The article even quotes Sen. Ted Cruz (R-Tex.), who, "has suggested that the dollar be tied to gold, wrenching away the Fed's ability to set rates." But it ends with another quote from Rand Paul comparing the Fed once more to a politburo. "The reason the Soviet Union failed is that it couldn't come up with something as simple as the price of bread," Paul is quoted as saying.

This is the real issue, of course: How does the Fed set the prices it seeks to fix? There is no real answer. The Fed comes up with its prices based on a "consensus" of those in the room. It really is a kind of politburo.

There is no substitute for marketplace competition when it comes any good or service and money is no exception. Money has a price and it ought to be determined by the market. There's no other way.

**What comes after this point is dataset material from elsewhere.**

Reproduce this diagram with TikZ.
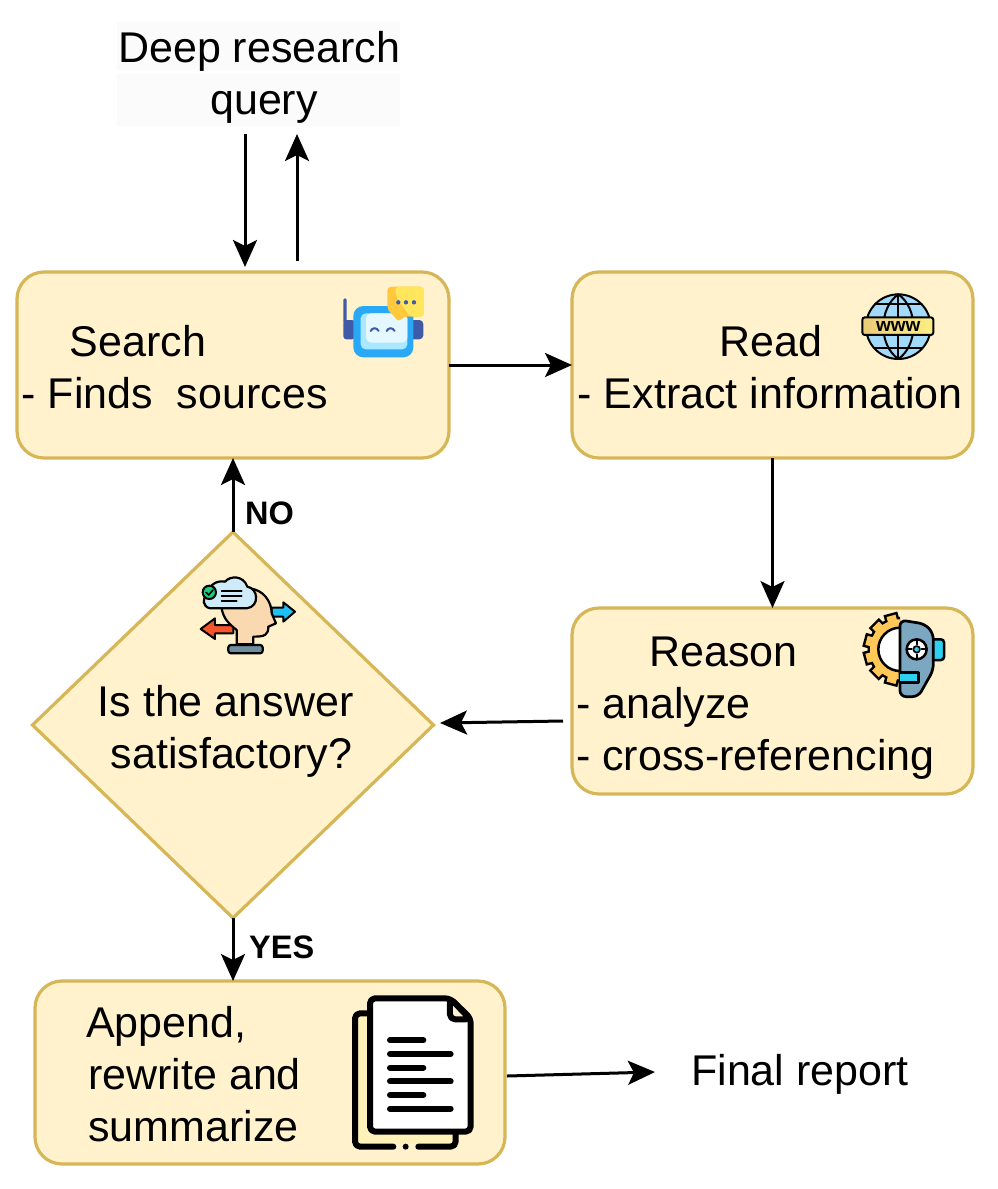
\documentclass[tikz,border=0pt]{standalone}
\usepackage{fontspec}
\setmainfont{Liberation Sans}
\usetikzlibrary{arrows.meta,shapes.geometric,calc}
\definecolor{boxfill}{HTML}{FFF2CC}
\definecolor{boxline}{HTML}{D6B656}
\definecolor{robotdark}{HTML}{3F5AA6}
\definecolor{robotblue}{HTML}{29A8F5}
\definecolor{bubblea}{HTML}{FFC83D}
\definecolor{bubbleb}{HTML}{FFE65C}
\definecolor{screena}{HTML}{A9E8FF}
\definecolor{screenb}{HTML}{E5F7FF}
\definecolor{globeblue}{HTML}{A3D9FB}
\definecolor{banda}{HTML}{EBCB78}
\definecolor{bandb}{HTML}{FBEE85}
\definecolor{gearyellow}{HTML}{FFC857}
\definecolor{faceblue}{HTML}{7BA7C0}
\definecolor{cyanpart}{HTML}{2DD0F0}
\definecolor{cloudblue}{HTML}{CFEBFA}
\definecolor{tickgreen}{HTML}{1FCB7C}
\definecolor{peach}{HTML}{FBD9B0}
\definecolor{basegrey}{HTML}{6E8D9E}
\definecolor{arrowblue}{HTML}{1EC0F5}
\definecolor{arrowred}{HTML}{F4552A}
\definecolor{backpage}{HTML}{FFF2B8}
\tikzset{
  flowbox/.style={draw=boxline,fill=boxfill,line width=3.2pt,rounded corners=27pt,inner sep=0pt,outer sep=0pt},
  decision/.style={diamond,draw=boxline,fill=boxfill,line width=3.2pt,inner sep=0pt,outer sep=0pt},
  lbl/.style={font=\fontsize{43}{52}\selectfont,anchor=base west,inner sep=0pt,align=left},
  tag/.style={font=\fontsize{32.5}{36}\bfseries\selectfont,anchor=base west,inner sep=0pt},
  flow/.style={draw=black,line width=3pt,-{Stealth[length=27pt,width=24pt,inset=6pt]}},
  ink/.style={draw=black,line join=round,line cap=round}
}
\begin{document}
\begin{tikzpicture}[x=1pt,y=-1pt]
\useasboundingbox (0,0) rectangle (998,1189);
\fill[white] (0,0) rectangle (998,1189);
% query background
\fill[black!1.5] (117,22) rectangle (400,70);
\fill[black!1.5] (117,74) rectangle (400,126);
% boxes
\node[flowbox,minimum width=432pt,minimum height=186pt] (search) at (233,365) {};
\node[flowbox,minimum width=401pt,minimum height=186pt] (read) at (772.5,365) {};
\node[flowbox,minimum width=401pt,minimum height=186pt] (reason) at (772.5,701) {};
\node[decision,minimum width=401pt,minimum height=386pt] (check) at (233,725) {};
\node[flowbox,minimum width=470pt,minimum height=183pt] (append) at (270,1072.5) {};
% labels (anchored on the baseline of their last line)
\node[lbl] (querytxt) at (118,114.5) {Deep research\\\hspace*{92pt}query};
\node[lbl] (searchtxt) at (21.5,408.5) {\hspace*{48pt}Search\\- Finds\ \ sources};
\node[lbl] (readtxt) at (577.5,408.5) {\hspace*{142pt}Read\\- Extract information};
\node[lbl] (reasontxt) at (576,770.5) {\hspace*{73pt}Reason\\- analyze\\- cross-referencing};
\node[lbl] (checktxt) at (97.5,768.5) {Is the answer\\\hspace*{13pt}satisfactory?};
\node[lbl] (appendtxt) at (86,1141.5) {Append,\\\hspace*{2pt}rewrite and\\\hspace*{2pt}summarize};
\node[lbl] (finaltxt) at (691,1085.5) {Final report};
\node[tag] (notag) at (245,524) {NO};
\node[tag] (yestag) at (249,958) {YES};
% connector ends
\coordinate (qdownA) at (245,134);
\coordinate (qdownB) at (245,267);
\coordinate (qupA) at (297,261);
\coordinate (qupB) at (297,134);
\coordinate (rsnA) at (563,721);
\coordinate (rsnB) at (440,723);
\coordinate (finA) at (507,1076);
\coordinate (finB) at (655,1072);
% connectors
\draw[flow] (qdownA) -- (qdownB);
\draw[flow] (qupA) -- (qupB);
\draw[flow] (search.east) -- (read.west);
\draw[flow] (read.south) -- (reason.north);
\draw[flow] (rsnA) -- (rsnB);
\draw[flow] (check.north) -- (search.south);
\draw[flow] (check.south) -- (check.south |- append.north);
\draw[flow] (finA) -- (finB);
% robot icon
\begin{scope}[shift={(330,270)},x=0.3333pt,y=-0.3333pt]
  \fill[robotdark,rounded corners=1.5pt] (40,85) rectangle (50,160);
  \fill[robotdark,rounded corners=3pt] (40,150) rectangle (75,208);
  \fill[robotdark,rounded corners=4pt] (240,150) rectangle (280,208);
  \fill[robotblue,rounded corners=10pt] (70,108) rectangle (250,262);
  \fill[screena,rounded corners=5pt] (92,130) rectangle (232,238);
  \fill[screenb,rounded corners=5pt] (108,130) rectangle (232,218);
  \draw[robotdark,line width=2pt,line cap=round] (122,183) .. controls (127,172) and (140,172) .. (146,183);
  \draw[robotdark,line width=2pt,line cap=round] (170,183) .. controls (175,172) and (188,172) .. (194,183);
  \fill[bubblea,rounded corners=4pt] (172,50) -- (282,50) -- (282,140) -- (220,140) -- (205,157) -- (190,135) -- (172,120) -- cycle;
  \fill[bubbleb,rounded corners=4pt] (195,50) -- (282,50) -- (282,140) -- (240,140) -- (230,125) -- (200,85) -- cycle;
  \foreach \dx in {205,228,252} \fill[robotdark] (\dx,97) circle[radius=6.5pt*0.3333];
\end{scope}
% globe icon
\begin{scope}[shift={(850,280)},x=0.3333pt,y=-0.3333pt]
  \fill[globeblue] (145,140) circle[radius=97pt*0.3333];
  \draw[ink,line width=2pt] (145,140) circle[radius=97pt*0.3333];
  \draw[ink,line width=2pt] (145,43) -- (145,237);
  \draw[ink,line width=2pt] (145,43) .. controls (85,85) and (85,195) .. (145,237);
  \draw[ink,line width=2pt] (145,43) .. controls (205,85) and (205,195) .. (145,237);
  \draw[ink,line width=2pt] (75,72) -- (215,72);
  \draw[ink,line width=2pt] (75,205) -- (215,205);
  \draw[line width=2pt,draw=black,left color=banda,right color=bandb,rounded corners=2.5pt] (37,112) rectangle (250,165);
  \node[font=\fontsize{19}{20}\bfseries\selectfont,inner sep=0pt] (wwwtxt) at (145,138) {www};
\end{scope}
% gear and robot face icon
\begin{scope}[shift={(850,610)},x=0.3333pt,y=-0.3333pt]
  \begin{scope}
    \clip (0,0) rectangle (150,300);
    \foreach \a in {15,45,...,345} {
      \draw[black,line width=5pt,fill=black,rotate around={\a:(150,118)}] (136,14) rectangle (164,30);
    }
    \draw[black,line width=5pt] (150,118) circle[radius=90pt*0.3333];
    \foreach \a in {15,45,...,345} {
      \fill[gearyellow,rotate around={\a:(150,118)}] (136,14) rectangle (164,40);
    }
    \fill[gearyellow] (150,118) circle[radius=90pt*0.3333];
    \draw[black,line width=2.5pt,fill=white] (150,118) circle[radius=65pt*0.3333];
  \end{scope}
  \draw[line width=2.5pt,draw=black,fill=cyanpart,rounded corners=3pt] (250,88) -- (282,88) -- (282,150) -- (250,150);
  \draw[ink,line width=2.7pt,fill=faceblue,rounded corners=6pt] (150,30) -- (225,42) -- (250,70) -- (250,180) -- (205,260) -- (150,260) -- cycle;
  \draw[ink,line width=2.7pt,fill=cyanpart] (150,187) -- (205,187) -- (205,218) -- (150,218);
  \draw[ink,line width=2.5pt,fill=white] (200,118) circle[radius=30pt*0.3333];
  \draw[ink,line width=2pt] (200,88) -- (200,103);
  \draw[ink,line width=2pt] (200,133) -- (200,148);
  \draw[ink,line width=2pt] (170,118) -- (185,118);
  \draw[ink,line width=2pt] (215,118) -- (230,118);
  \draw[ink,line width=1.6pt,fill=cyanpart] (200,118) circle[radius=10pt*0.3333];
\end{scope}
% head icon
\begin{scope}[shift={(190,565)},x=0.3333pt,y=-0.3333pt]
  \draw[ink,line width=2pt,fill=arrowblue] (245,128) -- (280,128) -- (280,112) -- (315,140) -- (280,170) -- (280,155) -- (245,155) -- cycle;
  \draw[ink,line width=2pt,fill=arrowred] (130,180) -- (75,180) -- (75,160) -- (32,192) -- (75,222) -- (75,205) -- (130,205) -- cycle;
  \draw[ink,line width=2.2pt,fill=peach] (175,70) .. controls (220,72) and (245,110) .. (245,145) -- (258,175) -- (235,185) .. controls (235,210) and (225,215) .. (190,215) -- (190,238) -- (140,238) -- (140,195) .. controls (115,175) and (100,160) .. (95,130) -- cycle;
  \draw[ink,line width=2.2pt,fill=basegrey,rounded corners=2.5pt] (115,240) rectangle (218,265);
  \draw[ink,line width=2.2pt,fill=cloudblue] (60,130) .. controls (38,125) and (35,100) .. (52,90) .. controls (55,60) and (80,45) .. (105,50) .. controls (120,32) and (160,30) .. (172,65) .. controls (205,70) and (210,125) .. (170,130) -- cycle;
  \draw[ink,line width=2pt,fill=tickgreen] (58,82) circle[radius=20pt*0.3333];
  \draw[ink,line width=1.6pt] (48,82) -- (56,90) -- (69,75);
  \draw[ink,line width=1.7pt] (95,77) -- (155,77);
  \draw[ink,line width=1.7pt] (95,92) -- (155,92);
  \draw[ink,line width=1.7pt] (95,108) -- (140,108);
\end{scope}
% document icon
\begin{scope}[shift={(340,985)},x=0.3333pt,y=-0.3333pt]
  \fill[backpage] (42,82) rectangle (350,488);
  \fill[boxfill] (160,478) rectangle (235,492);
  \draw[ink,line width=6pt,rounded corners=5pt] (90,85) -- (45,85) -- (45,485) -- (160,485);
  \draw[ink,line width=6pt,rounded corners=5pt] (235,485) -- (347,485) -- (347,440);
  \fill[black] (197,485) circle[radius=9pt*0.3333];
  \draw[ink,line width=6pt,fill=white,rounded corners=5pt] (90,40) -- (330,40) -- (392,100) -- (392,440) -- (90,440) -- cycle;
  \draw[ink,line width=6pt,fill=boxfill,rounded corners=5pt] (330,40) -- (330,103) -- (392,103) -- cycle;
  \foreach \yy/\xx in {166/250,207/332,248/250,289/332,330/250,371/332}
    \draw[ink,line width=6pt] (150,\yy) -- (\xx,\yy);
\end{scope}
\end{tikzpicture}
\end{document}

It is certainly worth remembering amidst all this hoopla, that central banks inevitably get it wrong and that, even worse, they are supposed to do so. Those who stand behind central banks, committed to internationalism, are determined to create a fully global financial system and the only way to do so is tear down the old one first.

After Thoughts

This is what's going on now. The Fed is an agent of social and economic destruction on behalf of an international elite. In fact, it's absurd to speculate on whether the Fed is right. It's not supposed to be.